Between 2015 and 2017, the three legal organizations – Citigroup Global Markets Ltd (CGML), Citibank NA London branch and Citibank Europe Plc UK branch – that the PRA supervises had to resubmit a substantial number of returns due to errors in original submissions, some of these multiple times over.

For example, in October 2016, CGML itself told the PRA it had been mis-reporting its liquidity coverage ratio between October 2015 and June 2016 by up to 47%.

That struck Euromoney as quite the error for a global systemically important bank. No surprise then that the PRA insisted it bring in a skilled person to assess its reports and the processes, and governance around them. This skilled person reported 106 findings in October 2017.

Here are the big numbers

The potential cumulative impact of the errors identified in CGML’s capital return resulted in an understatement as at December 2016 of $15.4 billion of its risk-weighted assets (RWAs). These should have been reported at $119.2 billion instead of at $103.8 billion: an error that allowed CMGL to report a common equity tier-1 ratio (CET1) of 11.8% when it should have been 10.3%.

This seems to have been the result of cock-up rather than conspiracy.

Citigroup also managed to understate its liquidity coverage ratio by between 36% to 41%. So, while it may have assigned incorrect risk categories to some assets, it was doing much better than it reported on maintaining high-quality liquid assets to see it through any financial system stress.

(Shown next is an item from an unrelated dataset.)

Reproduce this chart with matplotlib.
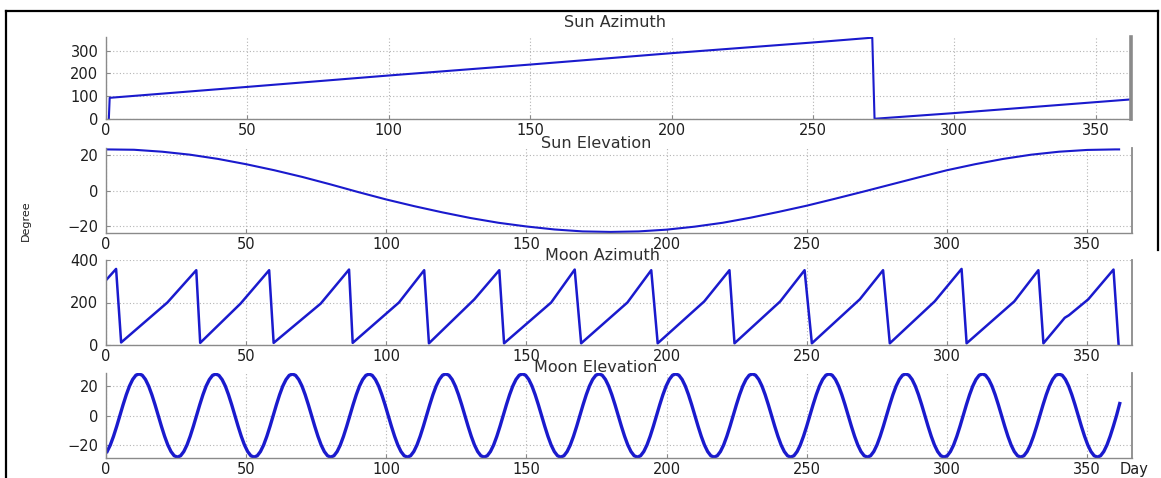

The PRA had told Citigroup in 2015 that the governance structure needed to reflect the complexities of the operating structure it had chosen in the UK, which was amongst the most complex of its peers 

All this matters because Citigroup’s broker dealer in London is a big business, which had assets of $192 billion at the end of 2017, alongside another $193 billion in the London branch.

Together with the much smaller European branch in London ($13.6 billion of assets), these three UK firms account for 15.6% of Citigroup’s group assets and 9.1% of group revenues, according to the PRA.

The PRA had told Citigroup in 2015 that the governance structure needed to reflect the complexities of the operating structure it had chosen in the UK, which was amongst the most complex of its peers.

Here’s the telling detail

While CGML’s UK finance function had responsibility for submitting regulatory returns, these were actually prepared by its regulatory reporting team in Budapest. Meanwhile, those for the London bank branches came from the finance and risk shared service team in Mumbai.

Preparing and checking seems to have been a surprisingly manual process. This didn’t work well.

The PRA reports: “In addition to general human resourcing pressures (particularly due to high staff turnover), a high degree of reliance was placed on a single member of the Budapest team.

“In relation to CGML’s liquidity returns, there was significant dependency on this individual for the design of LCR EUC tools, technical interpretations of LCR DA requirements, review and challenge of liquidity return data prepared by the Mumbai team, variance analyses and reconciliations (ie the validation of all other minimum control standards for CGML’s liquidity returns).”

The PRA does not make any criticism of the individual in question.

Euromoney was glad to hear this. Because we have all been that guy.